Updated: Dec 19, 2023

Starting a new segment where I talk about books I actually love, but also... I have thoughts.

I have thoughts, but continue... Charlie and the Chocolate Factory, by Roald Dahl (1964)

1. So you're telling me lazy-ass Grandpa Joe can't get up and wash a dish, or leave the house to earn some money while his family literally starves... but say the words "chocolate factory tour" and suddenly he's Fred freakin' Astaire. This guy is like me on a Sunday:

Get off the couch

I can't, my legs don't work

Take a shower

I can't, my legs don't work

Do the laundry

I can't, my legs don't work

Want to go grab a doughnut from Misfit?

2. What actual rock has Charlie been living under. This kid must be like 15 years old by now and he's never heard anything about the largest chocolate factory in the world? You know, the one right next to his house that he walks by every day on his way to and from school. I'm meant to believe he comes home every day to his four vegetative grandparents, who tell him stories all night... but no one ever mentioned that Grandpa Joe used to work at the factory before Willy Wonka fired everyone, closed the factory, and then started it back up again with mysterious short people. He also never noticed that the gates are always locked, and no one from the town works there. Charlie seems a little... vacant... to me. Wonka, man, you sure you want this kid running your factory?

3. Wonka bars all over the WORLD and the only kids that find the golden tickets are white little snozzberries from Germany, England & America who all speak English. Even though the world's largest ethnic group is Han Chinese, and speaks Mandarin. Methinks this game is rigged.

4. Oompa Loompas: So... he pays them in chocolate? Do they have healthcare? Are they unionized? Is there not a single Oompa Loompa who's been working at the factory for however-many-years-now that might do a better job at running it than some rando child?

WW: I know I've only known you for half a day, vacant child, but I am going to make you a present of my life's work.

Charlie: Well, isn't there anyone else better suited to be CEO of the world's most famous confectionery company?

WW: Absolutely not! Oompa Loompas are only good for free labor.

Charlie: You mean they're slaves?

WW: No, I saved them, you know. I'm the hero. Anyway, that's beside the point! I'm saying, like, don't you want to be their master?

I know Dahl re-wrote the Oompa Loompas from the original African pygmies "from the very deepest and darkest part of the jungle where no white man had ever been before" to being white-skinned (not orange, like in the 1971 film), but it still reeks of Imperialism.

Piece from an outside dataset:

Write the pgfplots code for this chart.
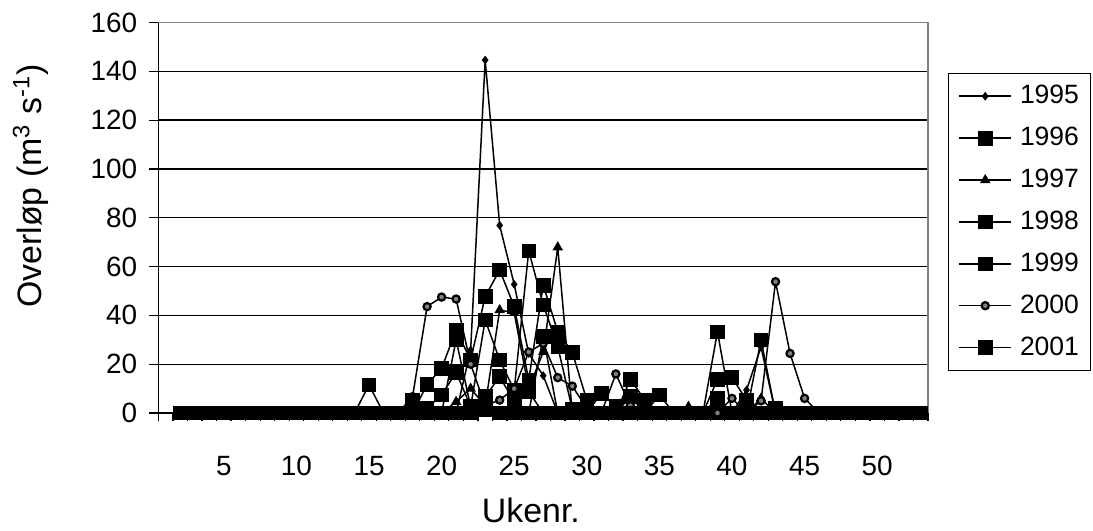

(In fact, there's some interesting stuff out there about the changing racial depictions of the Oompa Loompas from the original 1964 publication to the most recent 2005 film version.)

5. Stay with me here... This is my seven deadly sins theory:

Augustus Gloop - gluttony

Charlie Bucket - lust

Grandpa Joe - envy

Mike Teavee - sloth

Veruca Salt - greed

Violet Beauregarde - pride

Willy Wonka - wrath

And yes, of course after I wrote this I googled it, and I'm not the first to have come up with this idea. I still stand by it!